Let's explore how you can use an open source large language model to conduct security audits on your source code.

This can be especially useful for identifying potential vulnerabilities that might be missed by traditional static analysis tools.

Here is a Python script that uses the Hugging Face transformers library, specifically mrm8488/codebert-base-finetuned-detect-insecure-code to access a large language model and check source code for potential security issues:

from transformers import AutoTokenizer, AutoModelForSequenceClassification
import torch
import numpy as np

# Load the model
model = AutoModelForSequenceClassification.from_pretrained('mrm8488/codebert-base-finetuned-detect-insecure-code')

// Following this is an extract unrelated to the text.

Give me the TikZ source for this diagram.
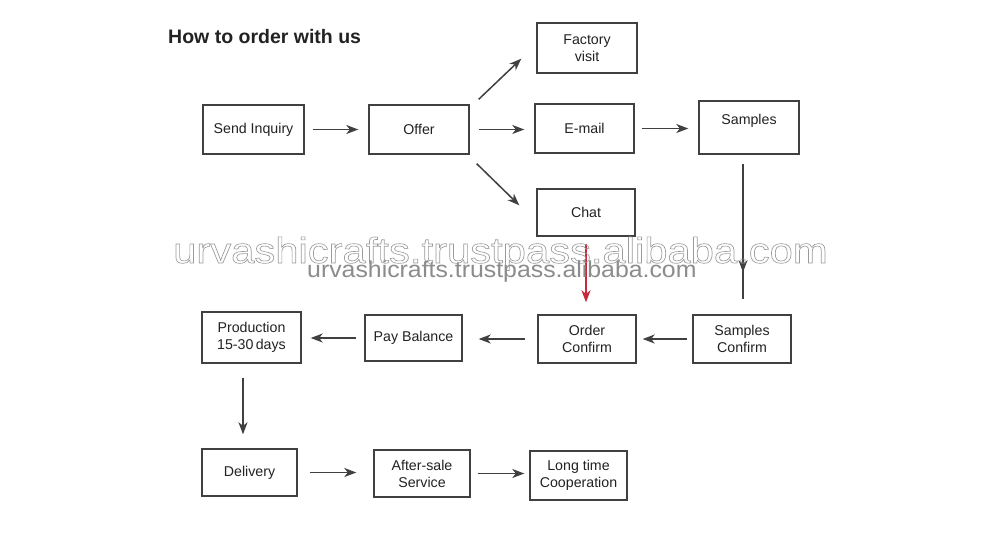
\documentclass[tikz,border=0pt]{standalone}
\usepackage{fontspec}
\setmainfont{Liberation Sans}
\usetikzlibrary{arrows.meta,calc,decorations.markings}
\definecolor{ink}{HTML}{222222}
\definecolor{boxline}{HTML}{404040}
\definecolor{redarrow}{HTML}{C8283A}
\definecolor{wmbig}{HTML}{9A9A9A}
\definecolor{wmsmall}{HTML}{8C8C8C}
\begin{document}
\begin{tikzpicture}[x=1pt,y=-1pt,
  box/.style={draw=boxline,line width=1.4pt,rectangle,inner sep=0pt,align=center,
    font=\fontsize{14.2}{17}\selectfont,text=ink},
  tip/.style={-{Stealth[length=12pt,width=9pt,inset=3.5pt]}},
  arr/.style={draw=boxline,line width=1.5pt,tip},
  redarr/.style={draw=redarrow,line width=1.5pt,tip},
]
\useasboundingbox[fill=white] (0,0) rectangle (1000,541);

\node[anchor=base west,inner sep=0pt,text=ink,font=\bfseries\fontsize{19.5}{22}\selectfont] (title) at (168,43) {How to order with us};

% top rows
\node[box,minimum width=101pt,minimum height=49pt] (send) at (253.5,129.5) {Send Inquiry};
\node[box,minimum width=100pt,minimum height=49pt] (offer) at (419,129.5) {Offer};
\node[box,minimum width=100pt,minimum height=50pt] (factory) at (587,48) {Factory\\visit};
\node[box,minimum width=99pt,minimum height=49pt] (email) at (584.5,128.5) {E-mail};
\node[box,minimum width=100pt,minimum height=53pt,text height=10pt,text depth=17pt] (samples) at (749,127.5) {Samples};
\node[box,minimum width=98pt,minimum height=47pt] (chat) at (586,212.5) {Chat};

% middle row
\node[box,minimum width=99pt,minimum height=51pt] (prod) at (251.5,337.5) {Production\\15-30\,days};
\node[box,minimum width=97pt,minimum height=46pt] (pay) at (413.5,338) {Pay Balance};
\node[box,minimum width=98pt,minimum height=48pt] (order) at (587,339) {Order\\Confirm};
\node[box,minimum width=98pt,minimum height=48pt] (sconf) at (742,339) {Samples\\Confirm};

% bottom row
\node[box,minimum width=95pt,minimum height=47pt] (delivery) at (249.5,472.5) {Delivery};
\node[box,minimum width=96pt,minimum height=47pt] (after) at (422,473.5) {After-sale\\Service};
\node[box,minimum width=97pt,minimum height=49pt] (long) at (578.5,475.5) {Long time\\Cooperation};

% connectors
\draw[arr,shorten <=8pt,shorten >=10pt] (send.east) -- (send.east -| offer.west);
\draw[arr] ($(offer.north east)+(9,-5)$) -- ($(factory.south west)+(-15,-15)$);
\draw[arr,shorten <=9pt,shorten >=10pt] (offer.east) -- (offer.east -| email.west);
\draw[arr] ($(offer.south east)+(7,9)$) -- ($(chat.north west)+(-17,17)$);
\draw[arr,shorten <=7pt,shorten >=10pt] (email.east) -- (email.east -| samples.west);
\draw[draw=boxline,line width=1.5pt,
  postaction={decorate},
  decoration={markings,mark=at position 0.8 with {\arrow[boxline]{Stealth[length=12pt,width=9pt,inset=3.5pt]}}}]
  ($(samples.south)+(-6,9)$) -- ($(sconf.north)+(1,-15)$);
\draw[redarr] ($(chat.south)+(0,7)$) -- ($(order.north)+(-1,-12)$);
\draw[arr,shorten <=5pt,shorten >=6pt] (sconf.west) -- (order.east);
\draw[arr,shorten <=12pt,shorten >=16pt] (order.west) -- (order.west -| pay.east);
\draw[arr,shorten <=8pt,shorten >=9pt] (pay.west) -- (pay.west -| prod.east);
\draw[arr] ($(prod.south)+(-8.5,14)$) -- ($(delivery.north)+(-6.5,-14)$);
\draw[arr,shorten <=12pt,shorten >=17pt] (delivery.east) -- (delivery.east -| after.west);
\draw[arr,shorten <=7pt,shorten >=5pt] (after.east) -- (after.east -| long.west);

% watermark
\node[anchor=base west,inner sep=0pt,text=wmbig] (wmA) at (173,263)
  {\scalebox{1.16}[1]{\fontsize{36}{40}\selectfont\special{pdf:literal direct 1 Tr 0.6 w}urvashicrafts.trustpass.alibaba.com\special{pdf:literal direct 0 Tr}}};
\node[anchor=base west,inner sep=0pt,text=wmsmall] (wmB) at (307,277)
  {\scalebox{1.08}[1]{\fontsize{23}{26}\selectfont urvashicrafts.trustpass.alibaba.com}};
\end{tikzpicture}
\end{document}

# Function to classify if code file as vulnerable or not
def classify_vulnerability(file_name, model):
  with open(file_name, "r") as f:
    code = f.read()
  # Tokenize
  tokenizer = AutoTokenizer.from_pretrained('mrm8488/codebert-base-finetuned-detect-insecure-code')
  inputs = tokenizer(code, return_tensors="pt", truncation=True, padding='max_length')
  labels = torch.tensor([1]).unsqueeze(0)  # Batch size 1
  outputs = model(**inputs, labels=labels)
  logits = outputs.logits
  # Check if vulnerable, this model returns 1 for vulnerable and 0 for not vulnerable
  vuln_check = np.argmax(logits.detach().numpy())
  if vuln_check == 1:
    return 'Vulnerable'
  return 'Not Vulnerable'

# Test the model on a file
file_name = 'insecure.java'
vulnerability = classify_vulnerability(file_name, model)
print(f'Vulnerability: {vulnerability}')

This script loads the specified model using the Hugging Face transformers library, reads in the source code file, and uses the model to analyze the source code and make predictions about potential security issues. The results are then printed to the console.

Using a large language model for security audits has several advantages. First, it allows you to scale your security efforts, as the model can analyze a large volume of source code quickly and efficiently. Second, it can potentially identify vulnerabilities that might be missed by traditional static analysis tools, as the model has a deep understanding of language and can identify patterns and anomalies that a human security expert might miss.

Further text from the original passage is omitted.